■ WHAT NEEDS TO BE DONE ■
Copy out the listing that follows, exact in every word, and skip the images.

··· DATA EXTRACT ···

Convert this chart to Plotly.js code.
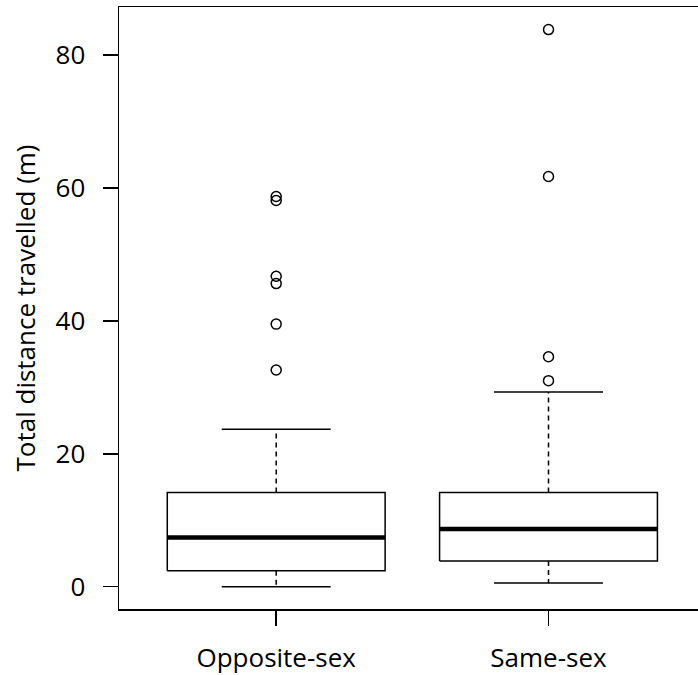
<!DOCTYPE html>
<html>
<head>
<meta charset="utf-8">
<script src="https://cdn.plot.ly/plotly-3.0.1.min.js"></script>
<style>html,body{margin:0;padding:0;background:#fff;}#chart{width:698px;height:675px;}</style>
</head>
<body>
<div id="chart"></div>
<script>
// Data
var categories = ['Opposite-sex', 'Same-sex'];
var lowerWhisker = [0.0, 0.56];
var q1 = [2.4, 3.86];
var median = [7.41, 8.68];
var q3 = [14.18, 14.18];
var upperWhisker = [23.7, 29.3];
var outliersOpposite = [58.7, 58.1, 46.7, 45.6, 39.5, 32.6];
var outliersSame = [83.8, 61.7, 34.6, 31.0];
var yTicks = [0, 20, 40, 60, 80];

var positions = categories.map(function(c, i){ return i + 1; });
var half = 0.4, capHalf = 0.2;

var boxX = [], boxY = [], medX = [], medY = [], whX = [], whY = [], capX = [], capY = [];
positions.forEach(function(p, i){
  boxX.push(p-half, p+half, p+half, p-half, p-half, null);
  boxY.push(q1[i], q1[i], q3[i], q3[i], q1[i], null);
  medX.push(p-half, p+half, null);
  medY.push(median[i], median[i], null);
  whX.push(p, p, null, p, p, null);
  whY.push(q3[i], upperWhisker[i], null, q1[i], lowerWhisker[i], null);
  capX.push(p-capHalf, p+capHalf, null, p-capHalf, p+capHalf, null);
  capY.push(upperWhisker[i], upperWhisker[i], null, lowerWhisker[i], lowerWhisker[i], null);
});
var outX = [], outY = [];
outliersOpposite.forEach(function(v){ outX.push(positions[0]); outY.push(v); });
outliersSame.forEach(function(v){ outX.push(positions[1]); outY.push(v); });

var black = '#000';
var traces = [
  {x: whX, y: whY, mode: 'lines', line: {color: black, width: 1.5, dash: '5px,4px'}, hoverinfo: 'skip'},
  {x: capX, y: capY, mode: 'lines', line: {color: black, width: 1.5}, hoverinfo: 'skip'},
  {x: boxX, y: boxY, mode: 'lines', line: {color: black, width: 1.5}, fill: 'none', hoverinfo: 'skip'},
  {x: medX, y: medY, mode: 'lines', line: {color: black, width: 4.5}, hoverinfo: 'skip'},
  {x: outX, y: outY, mode: 'markers', marker: {symbol: 'circle-open', size: 10, color: black, line: {width: 1.5, color: black}}}
];

var font = {family: '"Open Sans", "Noto Sans", sans-serif', color: '#000'};
var layout = {
  width: 698, height: 675,
  margin: {l: 119, r: 0, t: 7, b: 66, pad: 0},
  showlegend: false,
  paper_bgcolor: '#fff', plot_bgcolor: '#fff',
  font: font,
  xaxis: {
    range: [0.4227, 2.549], showgrid: false, zeroline: false,
    showline: true, mirror: true, linecolor: black, linewidth: 1.5,
    ticks: 'outside', ticklen: 15, tickwidth: 1.5, tickcolor: black,
    tickvals: positions, ticktext: categories,
    tickfont: {family: font.family, size: 26, color: black},
    ticklabelstandoff: 10
  },
  yaxis: {
    range: [-3.35, 87.2], showgrid: false, zeroline: false,
    showline: true, mirror: false, linecolor: black, linewidth: 1.5,
    ticks: 'outside', ticklen: 15, tickwidth: 1.5, tickcolor: black,
    tickvals: yTicks, ticktext: yTicks.map(String),
    tickfont: {family: font.family, size: 26, color: black},
    ticklabelstandoff: 12,
    title: {text: 'Total distance travelled (m)', font: {family: font.family, size: 26, color: black}, standoff: 12}
  }
};

Plotly.newPlot('chart', traces, layout, {displayModeBar: false, staticPlot: true});
</script>
</body>
</html>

···

■ EXPECTED ANSWER ■
Convert this chart to Plotly.js code.
<!DOCTYPE html>
<html>
<head>
<meta charset="utf-8">
<script src="https://cdn.plot.ly/plotly-3.0.1.min.js"></script>
<style>html,body{margin:0;padding:0;background:#fff;}#chart{width:698px;height:675px;}</style>
</head>
<body>
<div id="chart"></div>
<script>
// Data
var categories = ['Opposite-sex', 'Same-sex'];
var lowerWhisker = [0.0, 0.56];
var q1 = [2.4, 3.86];
var median = [7.41, 8.68];
var q3 = [14.18, 14.18];
var upperWhisker = [23.7, 29.3];
var outliersOpposite = [58.7, 58.1, 46.7, 45.6, 39.5, 32.6];
var outliersSame = [83.8, 61.7, 34.6, 31.0];
var yTicks = [0, 20, 40, 60, 80];

var positions = categories.map(function(c, i){ return i + 1; });
var half = 0.4, capHalf = 0.2;

var boxX = [], boxY = [], medX = [], medY = [], whX = [], whY = [], capX = [], capY = [];
positions.forEach(function(p, i){
  boxX.push(p-half, p+half, p+half, p-half, p-half, null);
  boxY.push(q1[i], q1[i], q3[i], q3[i], q1[i], null);
  medX.push(p-half, p+half, null);
  medY.push(median[i], median[i], null);
  whX.push(p, p, null, p, p, null);
  whY.push(q3[i], upperWhisker[i], null, q1[i], lowerWhisker[i], null);
  capX.push(p-capHalf, p+capHalf, null, p-capHalf, p+capHalf, null);
  capY.push(upperWhisker[i], upperWhisker[i], null, lowerWhisker[i], lowerWhisker[i], null);
});
var outX = [], outY = [];
outliersOpposite.forEach(function(v){ outX.push(positions[0]); outY.push(v); });
outliersSame.forEach(function(v){ outX.push(positions[1]); outY.push(v); });

var black = '#000';
var traces = [
  {x: whX, y: whY, mode: 'lines', line: {color: black, width: 1.5, dash: '5px,4px'}, hoverinfo: 'skip'},
  {x: capX, y: capY, mode: 'lines', line: {color: black, width: 1.5}, hoverinfo: 'skip'},
  {x: boxX, y: boxY, mode: 'lines', line: {color: black, width: 1.5}, fill: 'none', hoverinfo: 'skip'},
  {x: medX, y: medY, mode: 'lines', line: {color: black, width: 4.5}, hoverinfo: 'skip'},
  {x: outX, y: outY, mode: 'markers', marker: {symbol: 'circle-open', size: 10, color: black, line: {width: 1.5, color: black}}}
];

var font = {family: '"Open Sans", "Noto Sans", sans-serif', color: '#000'};
var layout = {
  width: 698, height: 675,
  margin: {l: 119, r: 0, t: 7, b: 66, pad: 0},
  showlegend: false,
  paper_bgcolor: '#fff', plot_bgcolor: '#fff',
  font: font,
  xaxis: {
    range: [0.4227, 2.549], showgrid: false, zeroline: false,
    showline: true, mirror: true, linecolor: black, linewidth: 1.5,
    ticks: 'outside', ticklen: 15, tickwidth: 1.5, tickcolor: black,
    tickvals: positions, ticktext: categories,
    tickfont: {family: font.family, size: 26, color: black},
    ticklabelstandoff: 10
  },
  yaxis: {
    range: [-3.35, 87.2], showgrid: false, zeroline: false,
    showline: true, mirror: false, linecolor: black, linewidth: 1.5,
    ticks: 'outside', ticklen: 15, tickwidth: 1.5, tickcolor: black,
    tickvals: yTicks, ticktext: yTicks.map(String),
    tickfont: {family: font.family, size: 26, color: black},
    ticklabelstandoff: 12,
    title: {text: 'Total distance travelled (m)', font: {family: font.family, size: 26, color: black}, standoff: 12}
  }
};

Plotly.newPlot('chart', traces, layout, {displayModeBar: false, staticPlot: true});
</script>
</body>
</html>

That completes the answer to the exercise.